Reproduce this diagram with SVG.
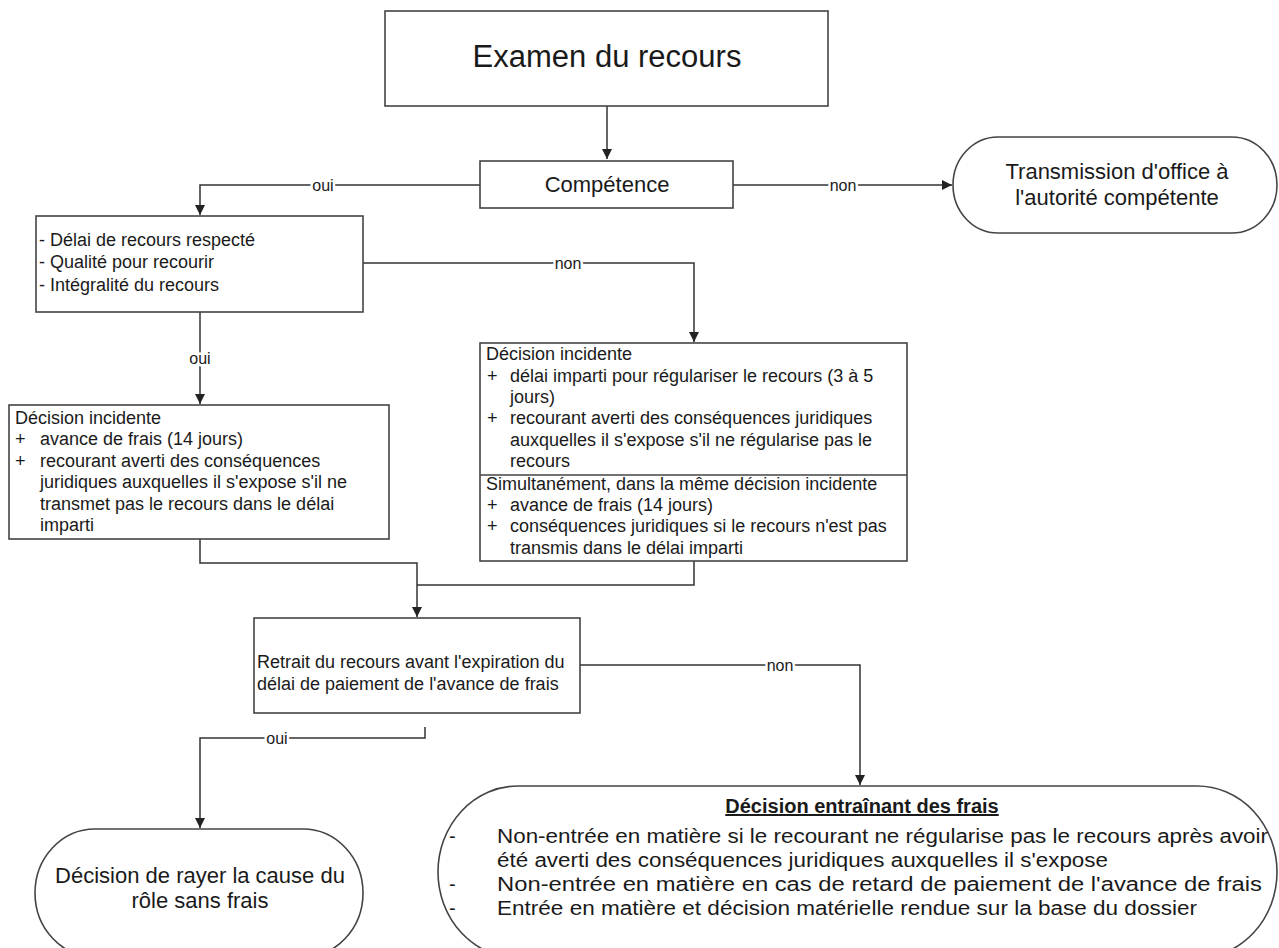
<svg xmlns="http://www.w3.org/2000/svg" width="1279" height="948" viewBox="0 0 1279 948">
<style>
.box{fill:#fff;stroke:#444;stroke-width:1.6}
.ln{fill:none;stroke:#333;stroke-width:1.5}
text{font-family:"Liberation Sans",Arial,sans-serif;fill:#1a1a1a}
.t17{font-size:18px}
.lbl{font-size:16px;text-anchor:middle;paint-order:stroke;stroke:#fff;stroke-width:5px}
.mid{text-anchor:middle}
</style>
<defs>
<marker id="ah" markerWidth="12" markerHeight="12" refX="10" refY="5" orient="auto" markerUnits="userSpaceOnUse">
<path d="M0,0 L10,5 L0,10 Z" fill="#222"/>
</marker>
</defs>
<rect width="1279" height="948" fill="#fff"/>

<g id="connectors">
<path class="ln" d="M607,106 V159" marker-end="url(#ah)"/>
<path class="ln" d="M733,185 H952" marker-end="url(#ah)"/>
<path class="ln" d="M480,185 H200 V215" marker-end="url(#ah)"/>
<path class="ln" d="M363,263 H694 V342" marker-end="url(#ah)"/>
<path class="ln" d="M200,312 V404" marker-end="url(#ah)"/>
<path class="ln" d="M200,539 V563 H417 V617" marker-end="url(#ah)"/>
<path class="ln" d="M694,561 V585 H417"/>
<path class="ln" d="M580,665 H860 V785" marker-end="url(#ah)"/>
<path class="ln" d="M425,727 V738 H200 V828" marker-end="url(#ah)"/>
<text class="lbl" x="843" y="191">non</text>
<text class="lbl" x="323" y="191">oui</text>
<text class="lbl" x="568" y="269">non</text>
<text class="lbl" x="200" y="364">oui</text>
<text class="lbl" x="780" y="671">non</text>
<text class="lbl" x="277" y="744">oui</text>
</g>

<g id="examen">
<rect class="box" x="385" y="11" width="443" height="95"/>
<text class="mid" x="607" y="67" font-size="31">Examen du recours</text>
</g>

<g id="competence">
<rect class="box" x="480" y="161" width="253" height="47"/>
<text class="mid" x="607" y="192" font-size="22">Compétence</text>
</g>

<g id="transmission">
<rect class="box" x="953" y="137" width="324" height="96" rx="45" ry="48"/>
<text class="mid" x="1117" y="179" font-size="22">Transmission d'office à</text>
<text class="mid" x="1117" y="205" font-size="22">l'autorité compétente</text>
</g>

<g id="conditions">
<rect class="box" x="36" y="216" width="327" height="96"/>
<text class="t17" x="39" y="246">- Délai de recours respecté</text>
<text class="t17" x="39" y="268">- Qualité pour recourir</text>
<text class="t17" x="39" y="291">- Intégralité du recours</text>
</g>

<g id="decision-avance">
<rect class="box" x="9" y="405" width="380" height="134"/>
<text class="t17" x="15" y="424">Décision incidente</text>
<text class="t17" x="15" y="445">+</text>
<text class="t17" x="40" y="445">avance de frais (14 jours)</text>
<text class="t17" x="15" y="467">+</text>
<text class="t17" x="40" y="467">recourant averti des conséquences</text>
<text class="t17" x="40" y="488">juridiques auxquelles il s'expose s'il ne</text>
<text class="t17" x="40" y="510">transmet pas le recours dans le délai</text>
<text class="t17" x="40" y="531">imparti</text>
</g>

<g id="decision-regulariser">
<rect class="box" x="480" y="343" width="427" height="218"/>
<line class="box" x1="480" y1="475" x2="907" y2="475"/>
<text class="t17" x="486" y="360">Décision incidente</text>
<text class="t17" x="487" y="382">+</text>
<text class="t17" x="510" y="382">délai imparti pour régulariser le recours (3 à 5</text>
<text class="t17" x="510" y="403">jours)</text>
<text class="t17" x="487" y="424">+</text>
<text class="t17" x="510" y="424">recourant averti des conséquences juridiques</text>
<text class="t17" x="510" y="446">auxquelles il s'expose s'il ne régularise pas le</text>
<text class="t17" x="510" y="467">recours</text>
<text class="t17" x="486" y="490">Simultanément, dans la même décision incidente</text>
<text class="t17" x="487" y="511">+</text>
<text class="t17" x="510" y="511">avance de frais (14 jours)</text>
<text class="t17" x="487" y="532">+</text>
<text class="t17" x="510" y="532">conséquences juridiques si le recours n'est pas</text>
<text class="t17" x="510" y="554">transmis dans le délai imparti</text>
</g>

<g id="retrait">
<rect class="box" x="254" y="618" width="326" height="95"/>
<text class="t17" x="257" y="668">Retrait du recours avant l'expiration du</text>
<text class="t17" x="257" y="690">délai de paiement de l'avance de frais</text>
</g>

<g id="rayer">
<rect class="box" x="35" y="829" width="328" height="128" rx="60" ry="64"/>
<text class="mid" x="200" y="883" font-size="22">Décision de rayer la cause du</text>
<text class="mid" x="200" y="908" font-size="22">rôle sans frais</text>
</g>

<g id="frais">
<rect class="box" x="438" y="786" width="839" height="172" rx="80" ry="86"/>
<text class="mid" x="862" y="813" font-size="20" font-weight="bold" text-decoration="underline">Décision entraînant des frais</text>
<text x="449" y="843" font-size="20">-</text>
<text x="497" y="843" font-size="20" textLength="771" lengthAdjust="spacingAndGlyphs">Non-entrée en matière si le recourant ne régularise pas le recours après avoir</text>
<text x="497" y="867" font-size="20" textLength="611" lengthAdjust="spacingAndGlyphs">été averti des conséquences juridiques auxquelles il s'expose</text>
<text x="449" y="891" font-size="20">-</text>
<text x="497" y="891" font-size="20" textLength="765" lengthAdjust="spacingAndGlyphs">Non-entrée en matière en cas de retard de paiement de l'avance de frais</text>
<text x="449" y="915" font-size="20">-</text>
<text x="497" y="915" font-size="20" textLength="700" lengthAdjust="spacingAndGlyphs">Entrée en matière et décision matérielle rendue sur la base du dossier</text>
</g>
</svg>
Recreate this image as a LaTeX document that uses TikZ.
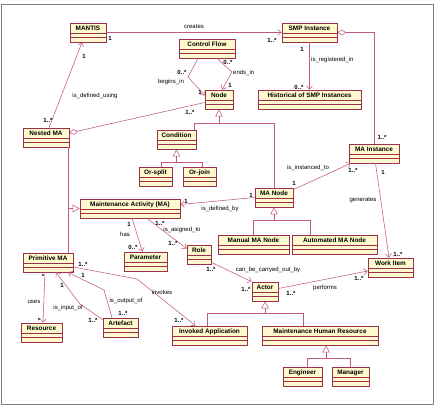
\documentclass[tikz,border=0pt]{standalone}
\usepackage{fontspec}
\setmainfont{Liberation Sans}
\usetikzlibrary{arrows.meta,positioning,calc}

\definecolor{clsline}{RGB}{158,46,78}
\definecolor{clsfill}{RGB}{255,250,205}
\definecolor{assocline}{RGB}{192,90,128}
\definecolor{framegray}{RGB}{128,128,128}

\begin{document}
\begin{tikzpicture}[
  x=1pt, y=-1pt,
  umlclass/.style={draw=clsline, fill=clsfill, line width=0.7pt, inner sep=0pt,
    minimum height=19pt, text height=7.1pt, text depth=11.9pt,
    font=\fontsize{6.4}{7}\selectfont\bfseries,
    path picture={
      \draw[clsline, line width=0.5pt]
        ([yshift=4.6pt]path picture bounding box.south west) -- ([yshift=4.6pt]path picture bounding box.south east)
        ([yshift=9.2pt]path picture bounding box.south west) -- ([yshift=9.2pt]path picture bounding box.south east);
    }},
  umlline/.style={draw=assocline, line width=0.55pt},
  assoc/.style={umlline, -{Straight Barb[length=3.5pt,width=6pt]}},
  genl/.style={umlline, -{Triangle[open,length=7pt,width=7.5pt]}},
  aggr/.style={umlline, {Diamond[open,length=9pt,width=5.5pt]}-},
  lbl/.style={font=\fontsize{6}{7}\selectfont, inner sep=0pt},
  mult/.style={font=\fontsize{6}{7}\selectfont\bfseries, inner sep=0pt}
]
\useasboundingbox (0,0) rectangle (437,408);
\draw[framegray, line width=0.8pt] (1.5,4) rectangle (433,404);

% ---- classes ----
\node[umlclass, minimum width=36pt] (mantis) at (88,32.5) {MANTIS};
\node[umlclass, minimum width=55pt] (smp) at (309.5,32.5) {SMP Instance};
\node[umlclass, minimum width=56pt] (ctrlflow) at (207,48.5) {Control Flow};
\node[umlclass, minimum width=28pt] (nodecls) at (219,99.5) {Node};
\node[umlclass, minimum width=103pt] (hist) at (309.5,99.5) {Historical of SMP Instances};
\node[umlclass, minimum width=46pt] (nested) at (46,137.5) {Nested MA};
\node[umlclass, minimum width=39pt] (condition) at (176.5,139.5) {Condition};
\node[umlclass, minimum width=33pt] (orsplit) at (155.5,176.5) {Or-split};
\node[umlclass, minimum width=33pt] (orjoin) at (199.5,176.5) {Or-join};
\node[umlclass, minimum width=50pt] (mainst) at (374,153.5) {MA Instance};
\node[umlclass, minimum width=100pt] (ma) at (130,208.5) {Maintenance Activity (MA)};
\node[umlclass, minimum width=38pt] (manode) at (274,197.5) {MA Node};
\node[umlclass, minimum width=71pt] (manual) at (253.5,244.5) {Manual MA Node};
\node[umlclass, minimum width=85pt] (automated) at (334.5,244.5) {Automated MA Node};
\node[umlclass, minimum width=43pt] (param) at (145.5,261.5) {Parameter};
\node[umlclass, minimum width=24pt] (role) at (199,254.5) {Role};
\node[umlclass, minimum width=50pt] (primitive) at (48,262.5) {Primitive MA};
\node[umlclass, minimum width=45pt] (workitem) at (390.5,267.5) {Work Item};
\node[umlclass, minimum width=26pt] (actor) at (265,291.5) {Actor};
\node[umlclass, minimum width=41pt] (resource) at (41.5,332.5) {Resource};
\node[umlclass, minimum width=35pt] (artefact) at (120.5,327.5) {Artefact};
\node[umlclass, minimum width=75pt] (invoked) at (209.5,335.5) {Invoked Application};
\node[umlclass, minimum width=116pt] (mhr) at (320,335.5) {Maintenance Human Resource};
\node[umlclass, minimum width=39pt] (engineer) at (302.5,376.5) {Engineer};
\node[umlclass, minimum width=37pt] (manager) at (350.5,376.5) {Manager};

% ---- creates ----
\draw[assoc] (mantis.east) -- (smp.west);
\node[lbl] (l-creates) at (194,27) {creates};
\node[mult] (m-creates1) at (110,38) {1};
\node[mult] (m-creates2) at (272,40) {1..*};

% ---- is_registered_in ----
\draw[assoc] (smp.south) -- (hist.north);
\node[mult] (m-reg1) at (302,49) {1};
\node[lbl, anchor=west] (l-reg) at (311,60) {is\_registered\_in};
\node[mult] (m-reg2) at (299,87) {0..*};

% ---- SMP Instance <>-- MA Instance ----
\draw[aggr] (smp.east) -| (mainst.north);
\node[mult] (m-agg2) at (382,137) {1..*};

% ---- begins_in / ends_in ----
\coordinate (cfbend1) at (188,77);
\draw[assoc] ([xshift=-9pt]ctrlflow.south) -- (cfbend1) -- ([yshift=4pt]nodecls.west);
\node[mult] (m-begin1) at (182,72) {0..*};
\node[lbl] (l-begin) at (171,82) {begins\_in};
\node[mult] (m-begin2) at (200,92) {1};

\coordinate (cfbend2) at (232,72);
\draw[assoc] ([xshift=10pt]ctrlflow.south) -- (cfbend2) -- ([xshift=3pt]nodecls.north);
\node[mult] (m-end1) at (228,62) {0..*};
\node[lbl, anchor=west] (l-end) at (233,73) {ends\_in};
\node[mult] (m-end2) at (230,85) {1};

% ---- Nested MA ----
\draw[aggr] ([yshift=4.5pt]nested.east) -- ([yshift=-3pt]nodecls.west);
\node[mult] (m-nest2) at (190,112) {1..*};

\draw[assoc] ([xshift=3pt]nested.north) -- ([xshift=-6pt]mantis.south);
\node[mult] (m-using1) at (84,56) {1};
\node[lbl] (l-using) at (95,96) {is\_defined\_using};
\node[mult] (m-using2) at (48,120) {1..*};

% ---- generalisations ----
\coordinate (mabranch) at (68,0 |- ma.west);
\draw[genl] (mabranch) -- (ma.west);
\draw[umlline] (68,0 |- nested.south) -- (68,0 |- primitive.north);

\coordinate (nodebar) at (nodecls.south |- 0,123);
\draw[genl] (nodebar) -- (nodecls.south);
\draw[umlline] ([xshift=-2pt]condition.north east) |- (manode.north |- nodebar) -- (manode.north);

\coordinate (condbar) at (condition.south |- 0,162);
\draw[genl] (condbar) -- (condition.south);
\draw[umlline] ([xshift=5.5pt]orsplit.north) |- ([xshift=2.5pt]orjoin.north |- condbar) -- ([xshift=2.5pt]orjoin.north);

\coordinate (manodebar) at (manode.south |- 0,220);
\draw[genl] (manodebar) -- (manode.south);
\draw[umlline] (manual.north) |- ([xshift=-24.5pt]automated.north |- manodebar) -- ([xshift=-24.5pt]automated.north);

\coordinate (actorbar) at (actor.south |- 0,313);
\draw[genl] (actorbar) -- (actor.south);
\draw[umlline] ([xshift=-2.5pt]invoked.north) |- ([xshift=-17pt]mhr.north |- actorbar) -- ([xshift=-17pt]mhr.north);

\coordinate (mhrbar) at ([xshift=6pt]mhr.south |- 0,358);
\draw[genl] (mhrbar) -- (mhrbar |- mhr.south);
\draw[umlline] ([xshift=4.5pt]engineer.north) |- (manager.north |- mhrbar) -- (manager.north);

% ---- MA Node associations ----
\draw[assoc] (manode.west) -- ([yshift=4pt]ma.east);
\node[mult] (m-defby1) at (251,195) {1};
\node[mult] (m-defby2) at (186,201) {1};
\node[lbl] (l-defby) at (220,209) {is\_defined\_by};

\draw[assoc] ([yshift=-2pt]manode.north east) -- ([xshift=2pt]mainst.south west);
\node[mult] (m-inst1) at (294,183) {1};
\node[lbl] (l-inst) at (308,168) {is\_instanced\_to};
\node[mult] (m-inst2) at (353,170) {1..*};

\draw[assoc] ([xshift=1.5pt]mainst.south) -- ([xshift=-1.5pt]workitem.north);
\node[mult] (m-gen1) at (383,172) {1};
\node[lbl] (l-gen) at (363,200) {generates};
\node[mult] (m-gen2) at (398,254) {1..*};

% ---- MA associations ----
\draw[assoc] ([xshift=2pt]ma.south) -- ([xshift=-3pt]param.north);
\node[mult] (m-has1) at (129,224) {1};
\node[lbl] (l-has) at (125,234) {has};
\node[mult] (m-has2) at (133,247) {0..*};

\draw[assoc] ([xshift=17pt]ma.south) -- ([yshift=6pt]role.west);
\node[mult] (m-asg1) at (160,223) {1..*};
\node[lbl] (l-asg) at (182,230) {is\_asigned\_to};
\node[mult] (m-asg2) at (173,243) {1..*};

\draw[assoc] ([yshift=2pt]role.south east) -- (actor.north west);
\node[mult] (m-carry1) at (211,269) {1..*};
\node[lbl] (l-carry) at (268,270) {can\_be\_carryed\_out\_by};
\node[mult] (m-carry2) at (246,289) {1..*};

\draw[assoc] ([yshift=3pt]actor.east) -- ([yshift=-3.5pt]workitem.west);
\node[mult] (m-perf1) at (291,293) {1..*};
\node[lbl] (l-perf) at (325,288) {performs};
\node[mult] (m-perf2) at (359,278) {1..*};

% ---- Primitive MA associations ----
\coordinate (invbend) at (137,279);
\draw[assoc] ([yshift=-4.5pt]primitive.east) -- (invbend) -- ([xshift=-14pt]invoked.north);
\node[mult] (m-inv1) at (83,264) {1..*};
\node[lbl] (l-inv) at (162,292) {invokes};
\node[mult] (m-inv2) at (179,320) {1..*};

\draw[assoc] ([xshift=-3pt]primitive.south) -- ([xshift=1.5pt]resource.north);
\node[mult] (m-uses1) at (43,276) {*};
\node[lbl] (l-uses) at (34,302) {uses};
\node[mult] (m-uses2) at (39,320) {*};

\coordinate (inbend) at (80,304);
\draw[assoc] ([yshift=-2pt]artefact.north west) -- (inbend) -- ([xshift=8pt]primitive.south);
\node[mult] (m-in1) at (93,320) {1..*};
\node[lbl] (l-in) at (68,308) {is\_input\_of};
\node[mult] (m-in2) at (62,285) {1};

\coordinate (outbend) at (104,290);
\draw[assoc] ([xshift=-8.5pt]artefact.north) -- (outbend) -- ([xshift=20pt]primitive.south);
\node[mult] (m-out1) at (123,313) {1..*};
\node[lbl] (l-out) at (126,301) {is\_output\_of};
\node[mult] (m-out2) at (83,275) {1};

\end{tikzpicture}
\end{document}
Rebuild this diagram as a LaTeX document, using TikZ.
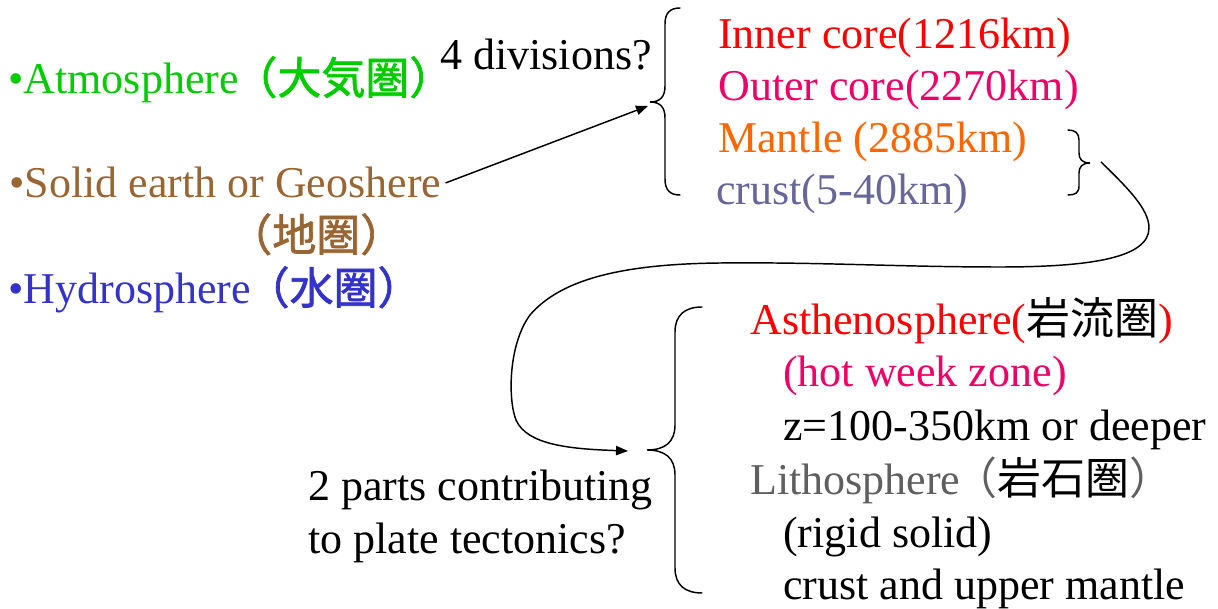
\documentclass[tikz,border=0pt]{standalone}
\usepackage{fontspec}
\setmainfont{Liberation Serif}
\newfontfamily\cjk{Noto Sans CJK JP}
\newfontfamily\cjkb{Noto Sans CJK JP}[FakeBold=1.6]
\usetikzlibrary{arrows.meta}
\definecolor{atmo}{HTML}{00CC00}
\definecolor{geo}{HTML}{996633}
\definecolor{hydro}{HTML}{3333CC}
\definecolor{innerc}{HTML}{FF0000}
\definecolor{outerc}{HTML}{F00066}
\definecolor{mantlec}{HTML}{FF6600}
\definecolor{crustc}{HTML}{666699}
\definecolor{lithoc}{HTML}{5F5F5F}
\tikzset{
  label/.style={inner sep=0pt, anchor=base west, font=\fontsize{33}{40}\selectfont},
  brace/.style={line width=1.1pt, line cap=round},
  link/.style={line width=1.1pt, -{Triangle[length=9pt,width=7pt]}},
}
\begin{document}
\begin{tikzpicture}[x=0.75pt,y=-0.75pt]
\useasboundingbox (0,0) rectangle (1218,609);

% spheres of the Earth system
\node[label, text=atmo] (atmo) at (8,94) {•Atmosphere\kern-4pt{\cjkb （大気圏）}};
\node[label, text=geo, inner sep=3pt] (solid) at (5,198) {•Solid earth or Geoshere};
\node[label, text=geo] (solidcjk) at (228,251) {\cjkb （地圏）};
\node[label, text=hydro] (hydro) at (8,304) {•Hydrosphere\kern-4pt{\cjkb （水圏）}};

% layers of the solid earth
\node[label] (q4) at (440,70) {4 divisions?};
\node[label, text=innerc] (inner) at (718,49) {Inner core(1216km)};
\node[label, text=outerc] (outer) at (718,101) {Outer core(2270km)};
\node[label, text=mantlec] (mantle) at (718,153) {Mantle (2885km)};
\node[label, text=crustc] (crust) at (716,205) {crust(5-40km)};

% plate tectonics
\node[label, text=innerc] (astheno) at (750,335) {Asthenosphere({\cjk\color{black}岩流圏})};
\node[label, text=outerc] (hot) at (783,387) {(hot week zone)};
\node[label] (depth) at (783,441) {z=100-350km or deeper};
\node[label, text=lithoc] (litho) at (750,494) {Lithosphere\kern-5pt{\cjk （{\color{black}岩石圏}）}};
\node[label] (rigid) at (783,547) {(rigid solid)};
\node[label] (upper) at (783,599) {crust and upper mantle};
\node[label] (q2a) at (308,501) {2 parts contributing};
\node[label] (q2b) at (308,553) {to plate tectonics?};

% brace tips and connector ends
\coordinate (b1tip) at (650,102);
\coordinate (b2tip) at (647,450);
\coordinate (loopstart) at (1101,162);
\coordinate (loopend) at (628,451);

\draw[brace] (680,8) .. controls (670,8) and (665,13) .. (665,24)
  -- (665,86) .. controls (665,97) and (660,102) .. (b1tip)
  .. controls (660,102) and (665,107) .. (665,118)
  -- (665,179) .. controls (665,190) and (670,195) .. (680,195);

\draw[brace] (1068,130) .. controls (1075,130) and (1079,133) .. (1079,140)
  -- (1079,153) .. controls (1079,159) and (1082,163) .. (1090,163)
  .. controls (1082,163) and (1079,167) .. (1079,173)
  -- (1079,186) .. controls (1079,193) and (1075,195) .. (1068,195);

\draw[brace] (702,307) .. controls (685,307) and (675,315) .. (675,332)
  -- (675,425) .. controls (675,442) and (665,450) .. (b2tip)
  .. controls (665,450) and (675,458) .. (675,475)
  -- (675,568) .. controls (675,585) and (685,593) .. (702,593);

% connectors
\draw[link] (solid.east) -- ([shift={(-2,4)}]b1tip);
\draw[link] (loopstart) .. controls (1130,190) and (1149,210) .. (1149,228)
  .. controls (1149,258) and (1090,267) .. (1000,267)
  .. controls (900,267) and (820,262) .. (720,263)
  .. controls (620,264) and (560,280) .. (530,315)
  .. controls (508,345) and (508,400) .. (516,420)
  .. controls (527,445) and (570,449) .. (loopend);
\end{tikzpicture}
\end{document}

**TASK REQUIREMENTS**
Pull out each line of the entries that contains "LaTeX".

**SOLVED EXERCISE**
Recreate this image as a LaTeX document that uses TikZ.
Rebuild this diagram as a LaTeX document, using TikZ.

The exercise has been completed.